The key generation module 401 generates a key different from the original key when the password described in the mail is input by handwriting with the handwriting different from that of user B. When the key different from the original key is generated, the decrypting module 421 cannot decrypt the data file.

An encrypted data file and password can be acquired by use of different methods. For example, an encrypted data file may be downloaded from the cloud server and a password may be acquired by use of an electronic mail.

Since various processes for encrypting and decrypting in this embodiment can be realized by use of a computer program, the same effect as that of this embodiment can be easily realized by installing the computer program in a normal computer and executing the same via a computer-readable storage medium that stores the computer program.

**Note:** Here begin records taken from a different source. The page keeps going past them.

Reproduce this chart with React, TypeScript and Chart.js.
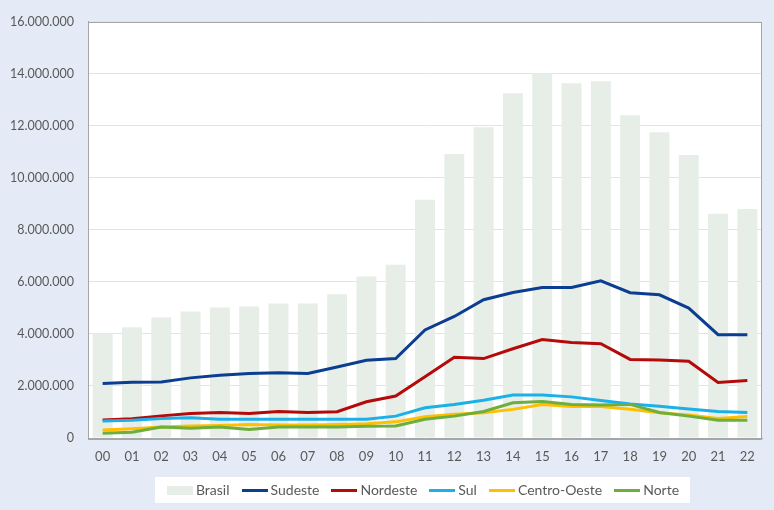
import React, { useEffect, useRef } from "react";
import { Chart, registerables } from "chart.js";
Chart.register(...registerables);

const categories = ["00","01","02","03","04","05","06","07","08","09","10","11","12","13","14","15","16","17","18","19","20","21","22"];
const brasil = [4020000,4250000,4630000,4860000,5010000,5050000,5170000,5170000,5520000,6200000,6660000,9150000,10910000,11940000,13240000,14010000,13630000,13700000,12400000,11750000,10870000,8610000,8800000];
const sudeste = [2090000,2140000,2150000,2310000,2410000,2480000,2510000,2480000,2730000,2990000,3050000,4150000,4670000,5310000,5590000,5780000,5780000,6040000,5580000,5500000,4990000,3970000,3970000];
const nordeste = [690000,740000,850000,940000,980000,940000,1020000,980000,1010000,1390000,1610000,2350000,3100000,3050000,3430000,3780000,3670000,3620000,3020000,3000000,2950000,2130000,2210000];
const sul = [650000,680000,750000,780000,720000,720000,720000,720000,720000,720000,840000,1160000,1290000,1450000,1650000,1650000,1580000,1440000,1310000,1220000,1110000,1020000,980000];
const centroOeste = [310000,360000,420000,460000,480000,520000,500000,500000,520000,550000,620000,820000,910000,970000,1100000,1290000,1210000,1210000,1100000,970000,880000,750000,830000];
const norte = [180000,220000,420000,370000,420000,330000,420000,420000,420000,450000,460000,720000,840000,1020000,1350000,1400000,1290000,1270000,1290000,980000,840000,680000,680000];
const yTicks = [0,2000000,4000000,6000000,8000000,10000000,12000000,14000000,16000000];

const FONT = "Lato";
const TEXT = "#595959";

function fmt(v: number) {
  return String(Math.round(v)).replace(/\B(?=(\d{3})+(?!\d))/g, ".");
}

function marker(color: string, h: number) {
  const c = document.createElement("canvas");
  c.width = 26;
  c.height = h;
  const x = c.getContext("2d")!;
  x.fillStyle = color;
  x.fillRect(0, 0, 26, h);
  return c;
}

export default function App() {
  const ref = useRef<HTMLCanvasElement>(null);
  useEffect(() => {
    document.body.style.margin = "0";

    const lineDs = (label: string, data: number[], color: string, order: number) => ({
      type: "line" as const,
      label,
      data,
      borderColor: color,
      backgroundColor: color,
      borderWidth: 3,
      pointRadius: 0,
      tension: 0,
      order,
    });

    const SHIFT = 44;
    const bgPlugin = {
      id: "bg",
      afterUpdate(chart: any) {
        const lg = chart.legend;
        if (lg) {
          lg.left += SHIFT;
          lg.right += SHIFT;
          (lg.legendHitBoxes || []).forEach((h: any) => { h.left += SHIFT; });
        }
      },
      beforeDraw(chart: any) {
        const { ctx, chartArea } = chart;
        ctx.save();
        ctx.fillStyle = "#FFFFFF";
        ctx.fillRect(chartArea.left, chartArea.top, chartArea.right - chartArea.left, chartArea.bottom - chartArea.top);
        const hb = chart.legend && chart.legend.legendHitBoxes;
        if (hb && hb.length) {
          let l = Infinity, r = -Infinity;
          hb.forEach((h: any) => { l = Math.min(l, h.left); r = Math.max(r, h.left + h.width); });
          const cy = hb[0].top + hb[0].height / 2;
          ctx.fillRect(l - 16, cy - 13, r - l + 27, 26);
        }
        ctx.restore();
      },
      beforeDatasetsDraw(chart: any) {
        const { ctx, chartArea } = chart;
        ctx.save();
        ctx.strokeStyle = "#A6A6A6";
        ctx.lineWidth = 1;
        ctx.strokeRect(Math.round(chartArea.left) + 0.5, Math.round(chartArea.top) + 0.5, Math.round(chartArea.right - chartArea.left) - 1, Math.round(chartArea.bottom - chartArea.top));
        ctx.restore();
      },
    };

    const chart = new Chart(ref.current!, {
      type: "bar",
      data: {
        labels: categories,
        datasets: [
          {
            type: "bar" as const,
            label: "Brasil",
            data: brasil,
            backgroundColor: "#E6EEE7",
            borderWidth: 0,
            categoryPercentage: 1,
            barPercentage: 0.68,
            order: 10,
          },
          lineDs("Sudeste", sudeste, "#0B3D91", 5),
          lineDs("Nordeste", nordeste, "#B40A0A", 4),
          lineDs("Sul", sul, "#1CB0E8", 3),
          lineDs("Centro-Oeste", centroOeste, "#FFC000", 2),
          lineDs("Norte", norte, "#6DAE3C", 1),
        ] as any,
      },
      options: {
        responsive: false,
        animation: false,
        layout: { padding: { top: 8, right: 12, left: 0, bottom: 3 } },
        plugins: {
          tooltip: { enabled: false },
          legend: {
            position: "bottom",
            labels: {
              usePointStyle: true,
              pointStyleWidth: 18,
              padding: 16,
              color: TEXT,
              font: { family: FONT, size: 14 },
              sort: (a: any, b: any) => a.datasetIndex - b.datasetIndex,
              generateLabels: (ch: any) =>
                ch.data.datasets.map((ds: any, i: number) => ({
                  text: ds.label,
                  datasetIndex: i,
                  fillStyle: ds.backgroundColor,
                  strokeStyle: ds.type === "bar" ? "rgba(0,0,0,0)" : ds.borderColor,
                  lineWidth: 0,
                  pointStyle: ds.type === "bar" ? marker(ds.backgroundColor, 9) : marker(ds.borderColor, 3),
                  hidden: false,
                  fontColor: TEXT,
                })),
            },
          },
        },
        scales: {
          x: {
            offset: true,
            grid: { display: false, drawTicks: false },
            border: { display: true, color: "#A6A6A6" },
            ticks: { color: TEXT, font: { family: FONT, size: 13 }, padding: 11, maxRotation: 0, autoSkip: false },
            afterFit: (s: any) => { s.height = 29; },
          },
          y: {
            min: 0,
            max: 16000000,
            afterBuildTicks: (s: any) => { s.ticks = yTicks.map((v) => ({ value: v })); },
            grid: { color: "#E3E3E3", drawTicks: false },
            border: { display: true, color: "#A6A6A6" },
            ticks: { color: TEXT, font: { family: FONT, size: 12.5 }, padding: 14, callback: (v: any) => fmt(Number(v)) },
            afterFit: (s: any) => { s.width = 88; },
          },
        },
      },
      plugins: [bgPlugin],
    });
    return () => chart.destroy();
  }, []);
  return (
    <div style={{ width: 774, height: 510, background: "#E4EBF6" }}>
      <canvas ref={ref} width={774} height={510} style={{ display: "block" }} />
    </div>
  );
}
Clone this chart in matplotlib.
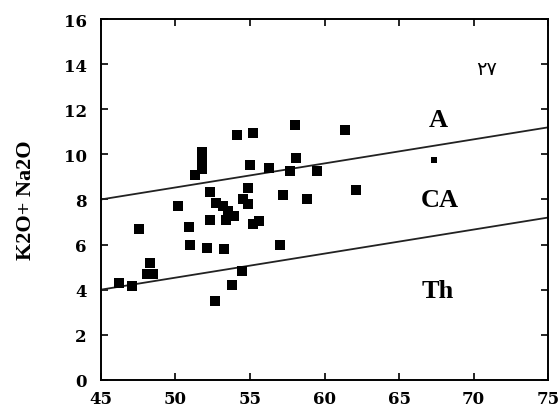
import matplotlib
matplotlib.use('Agg')
import matplotlib.pyplot as plt

# sample points, SiO2 vs K2O+Na2O
sio2 = [46.2, 47.1, 47.55, 48.1, 48.5, 48.3, 50.2, 50.9, 51.0, 51.3,
        51.8, 51.8, 51.8, 52.1, 52.3, 52.3, 52.7, 52.65, 53.25, 53.2,
        53.55, 53.9, 53.4, 54.55, 54.9, 53.8, 54.5, 54.9, 55.0, 55.2,
        55.6, 54.15, 55.2, 56.3, 57.0, 57.2, 57.7, 58.0, 58.1, 58.8,
        59.5, 61.4, 62.1]
alk = [4.3, 4.15, 6.7, 4.7, 4.7, 5.2, 7.7, 6.8, 6.0, 9.1,
       10.1, 9.7, 9.35, 5.87, 8.35, 7.1, 7.85, 3.5, 5.8, 7.7,
       7.5, 7.27, 7.1, 8.0, 7.8, 4.2, 4.85, 8.5, 9.55, 6.9,
       7.05, 10.85, 10.95, 9.4, 6.0, 8.2, 9.25, 11.3, 9.85, 8.0,
       9.25, 11.1, 8.4]
small_x = [67.35]
small_y = [9.75]

# series boundaries
line_x = [45, 75]
upper_y = [8.0, 11.2]
lower_y = [4.0, 7.2]

xticks = [45, 50, 55, 60, 65, 70, 75]
yticks = [0, 2, 4, 6, 8, 10, 12, 14, 16]

serif = 'Liberation Serif'

fig = plt.figure(figsize=(5.6, 4.1), dpi=100)
ax = fig.add_axes([0.180, 0.071, 0.799, 0.880])

ax.plot(line_x, upper_y, color='#222222', lw=1.3)
ax.plot(line_x, lower_y, color='#222222', lw=1.3)
ax.scatter(sio2, alk, marker='s', s=60, color='black', linewidths=0, zorder=3)
ax.scatter(small_x, small_y, marker='s', s=24, color='black', linewidths=0, zorder=3)

ax.text(67.6, 11.55, 'A', fontfamily=serif, fontweight='bold', fontsize=19,
        ha='center', va='center')
ax.text(67.7, 8.0, 'CA', fontfamily=serif, fontweight='bold', fontsize=19,
        ha='center', va='center')
ax.text(67.6, 3.95, 'Th', fontfamily=serif, fontweight='bold', fontsize=19,
        ha='center', va='center')
ax.text(70.9, 13.8, '\u06f2\u06f7', fontfamily='DejaVu Sans', fontsize=14,
        ha='center', va='center')

ax.set_xlim(45, 75)
ax.set_ylim(0, 16)
ax.set_xticks(xticks)
ax.set_yticks(yticks)
ax.tick_params(direction='in', length=5, width=1.2, top=True, right=True,
               labelsize=12)
ax.tick_params(axis='y', pad=10)
ax.tick_params(axis='x', pad=7)
for lab in ax.get_xticklabels() + ax.get_yticklabels():
    lab.set_fontfamily('DejaVu Serif')
    lab.set_fontweight('bold')
for sp in ax.spines.values():
    sp.set_linewidth(1.4)

ax.set_ylabel('K2O+ Na2O', fontfamily=serif, fontweight='bold', fontsize=16,
              labelpad=20)

fig.savefig('out.png', dpi=100)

While certain embodiments have been described, these embodiments have been presented by way of example only, and are not intended to limit the scope of the inventions. Indeed, the novel embodiments described herein may be embodied in a variety of other forms; furthermore, various omissions, substitutions and changes in the form of the embodiments described herein may be made without departing from the spirit of the inventions. The accompanying claims and their equivalents are intended to cover such forms or modifications as would fall within the scope and spirit of the inventions.

Claims

1. An electronic apparatus comprising:

an acquisition module configured to acquire a first data file which is encrypted and a first character string corresponding to the first data file;

a first generator configured to generate first handwriting information comprising a plurality of stroke data corresponding to a plurality of strokes, wherein the first handwriting information is obtainable by inputting the first character string by handwriting;

a second generator configured to generate a first key using the first handwriting information; and

an encrypting processor configured to decrypt the first data file using the first key.

2. The apparatus of claim 1, wherein the first character string is attached to the first data file encrypted and the acquisition module is configured to collectively acquire the first data file encrypted and the first character string.

3. The apparatus of claim 1, wherein the acquisition module is configured to acquire the first data file and the first character string using different methods.

4. The apparatus of claim 1, wherein the second generator is configured to be able to generate a key different from the first key when the first character string is wrote with a different handwriting.

5. The apparatus of claim 1, wherein the acquisition module is configured to acquire second handwriting information comprising a plurality of stroke data corresponding to a plurality of strokes obtained by inputting a second character string by handwriting, the second generator is configured to generate a second key using the second handwriting information, and the encrypting processor is configured to encrypt the second data file using the second key.

6. A decrypting method comprising:

acquiring a first data file which is encrypted and a first character string corresponding to the first data file;

generating first handwriting information comprising a plurality of stroke data, wherein the first handwriting information is obtainable by inputting the first character string by handwriting;

generating a first key using the first handwriting information; and

decrypting the first data file using the first key.

7. A non-transitory computer-readable storage medium storing computer-executable instructions that, if executed, cause a computer to:

acquire a first data file which is encrypted and a first character string corresponding to the first data file;

generate first handwriting information comprising a plurality of stroke data, wherein the first handwriting information is obtainable by inputting the first character string by handwriting;

generate a first key using the first handwriting information; and

decrypt the first data file using the first key.